Ma ciononostante la poesia che può tenere l’ampiezza della sua dimensione e la
vicinanza del suo tocco e già vedere tutte le cose da una più alta vetta darà,
il resto rimanendo uguale, più e soddisferà più pienamente l’interezza di ciò
che siamo e perciò l’interezza di ciò che domandiamo da questa più completa di
tutte le arti e più sottile di tutti i nostri mezzi di auto-espressione
estetica.
La poesia del futuro, se manterrà ampiamente
la sua promessa che ora è soltanto un ricco indizio, accenderà queste cinque
torce del nostro essere, ma le innalzerà ancora più in alto e illuminerà con
essa un più largo paese, molti paesi infatti ora nascosti alla nostra vista, li
renderà non più torce in qualche limitato tempio della bellezza, ma soli nei
cieli della nostra mente più alta e illuminazioni della nostra più vasta come
della più profonda vita. Sarà una poesia di una nuova e più larga visione di sé
e della Natura e di Dio e di tutte le cose che si sta offrendo all’uomo e della
sua possibile realizzazione in una più nobile e divina umanità; e non canterà
di essa solamente con il potere dell’intelligenza immaginativa, del senso
esaltato ed estasiato o della gioia commossa e della passione della vita, ma si
innalzerà per guardarli da una luce più intensa e incarnarli in una più
rivelante potenza del mondo. Sarà innanzitutto e soprattutto una poesia della
ragione intuitiva, dei sensi intuitivi, dell’intuitiva anima-delizia in noi,
prendendo da questa arricchita fonte di ispirazione un entusiasmo e un’estasi
poetiche più sovrane, e quindi, potrebbe anche essere, alzarsi verso un ancor
più grande potere di rivelazione più vicino alla diretta visione e parola della
Sovramente dalla quale tutte le ispirazioni creative giungono.

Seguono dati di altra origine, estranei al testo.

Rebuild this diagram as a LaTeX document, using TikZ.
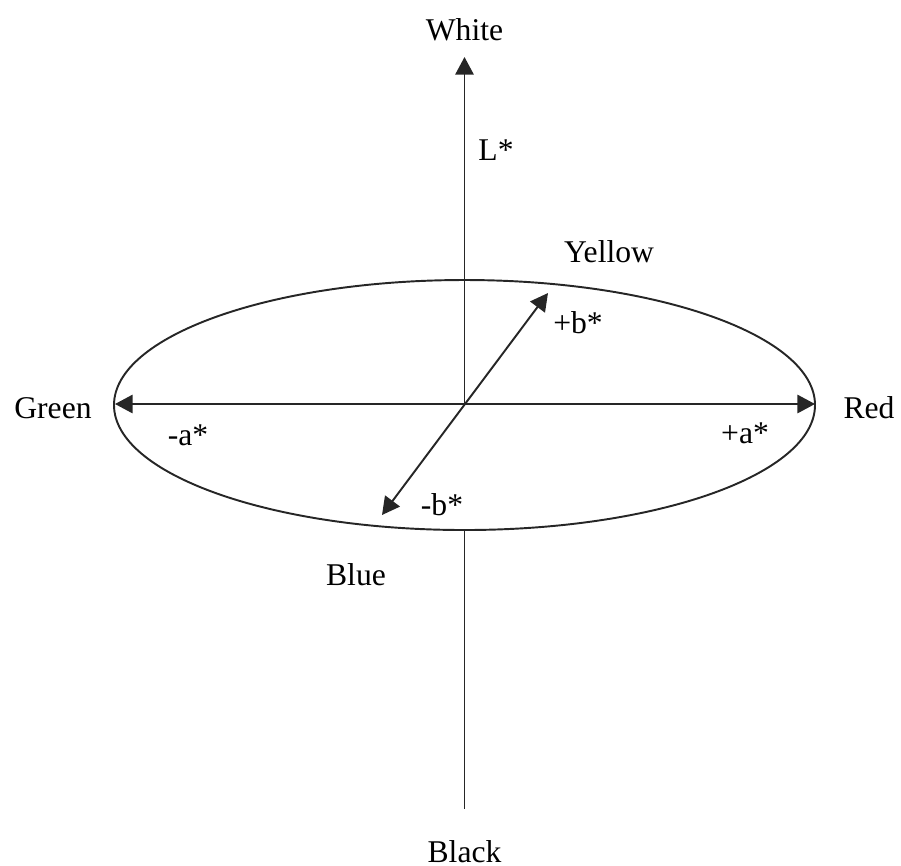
\documentclass[tikz,border=0pt]{standalone}
\usepackage{fontspec}
\setmainfont{Liberation Serif}
\usetikzlibrary{arrows.meta}
\tikzset{>={Triangle[length=5pt,width=5.2pt]}}
\tikzset{
  axis/.style={black!85,line width=0.55pt},
  lab/.style={font=\fontsize{9}{11}\selectfont,inner sep=0pt},
}
\begin{document}
\begin{tikzpicture}
\useasboundingbox (0,0) rectangle (9.01,-8.65);
% centre of the colour space and the ends of the axes
\coordinate (O) at (4.645,-4.05);
\coordinate (top) at (4.645,-0.57);
\coordinate (botin) at (4.645,-5.30);
\coordinate (bot) at (4.645,-8.09);
\coordinate (left) at (1.15,-4.04);
\coordinate (right) at (8.15,-4.04);
\coordinate (bneg) at (3.82,-5.15);
\coordinate (bpos) at (5.48,-2.93);
% ellipse of the a*b* plane
\draw[axis] (O) ellipse [x radius=3.505,y radius=1.25];
\draw[axis,->] (O) -- (top);
\draw[axis] (botin) -- (bot);
\draw[axis,<->] (left) -- (right);
\draw[axis,<->] (bneg) -- (bpos);
% labels
\node[lab] (white) at (4.645,-0.30) {White};
\node[lab] (Lstar) at (4.96,-1.50) {L*};
\node[lab] (yellow) at (6.09,-2.52) {Yellow};
\node[lab] (bplus) at (5.78,-3.23) {+b*};
\node[lab] (green) at (0.53,-4.08) {Green};
\node[lab] (aminus) at (1.88,-4.35) {-a*};
\node[lab] (aplus) at (7.45,-4.33) {+a*};
\node[lab] (red) at (8.69,-4.08) {Red};
\node[lab] (bminus) at (4.42,-5.05) {-b*};
\node[lab] (blue) at (3.56,-5.75) {Blue};
\node[lab] (black) at (4.645,-8.52) {Black};
\end{tikzpicture}
\end{document}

Una poesia di questo tipo non avrà bisogno
di essere del tutto qualcosa di elevato e remoto o di meravigliosamente e
delicatamente intangibile, o non questo soltanto, ma renderà anche le più alte
cime vicine, prossime e visibili, canterà grandemente e meravigliosamente di
tutto ciò che è stato cantato, tutto ciò che siamo dal corpo esteriore fino al
reale Dio e Sé, del finito e dell’infinito, del transeunte e dell’Eterno, ma
con una nuova visione riconciliante e unificante che li renderà estranei a noi
più di quanto siano stati anche quando ancora erano i medesimi. Se essa volerà
fino alle cime, non lascerà la terra inesplorata sotto di sé, ma pure non
confinerà se stessa alla terra, ma troverà anche nuove realtà e i loro poteri
sull’uomo e prendere tutti i piani d’esistenza per il suo impero. Essa prenderà
e trasformerà i segreti dei poeti più vecchi e troverà nuovi e non scoperti
segreti, trasfigurerà i vecchi ritmi con l’insistenza della voce del suo più
profondo e più sottile spirito e creerà nuove armonie caratteristiche, rivelerà
altri più grandi poteri e spiriti del linguaggio, procedendo dal passato al
presente già non sarà limitato da essi o dalle loro regole e forme e canoni, ma
sarà bussola della sua propria arte poetica alterata e perfezionata. Questo è
almeno il suo possibile sforzo ideale, e quindi il tentativo stesso sarebbe un
elisir ringiovanente e metterebbe lo spirito poetico una volta di più nel
fronte splendente dei poteri e delle guide dell’umanità sempre progredente. Lì
essa sarà guidata nel viaggio come il Vedico Agni, l’ardente datore del mondo,
yuvā kavih, priyo atithir amartyo mandrajihvo, ṛtacid ṛtāvā, il Giovane, il
Veggente, l’amato e immortale Ospite con la sua dolcissima lingua di estasi, il
cosciente di Verità, il cercatore di Verità, nato come fiamma dalla terra e già
il messaggero celeste degli Immortali.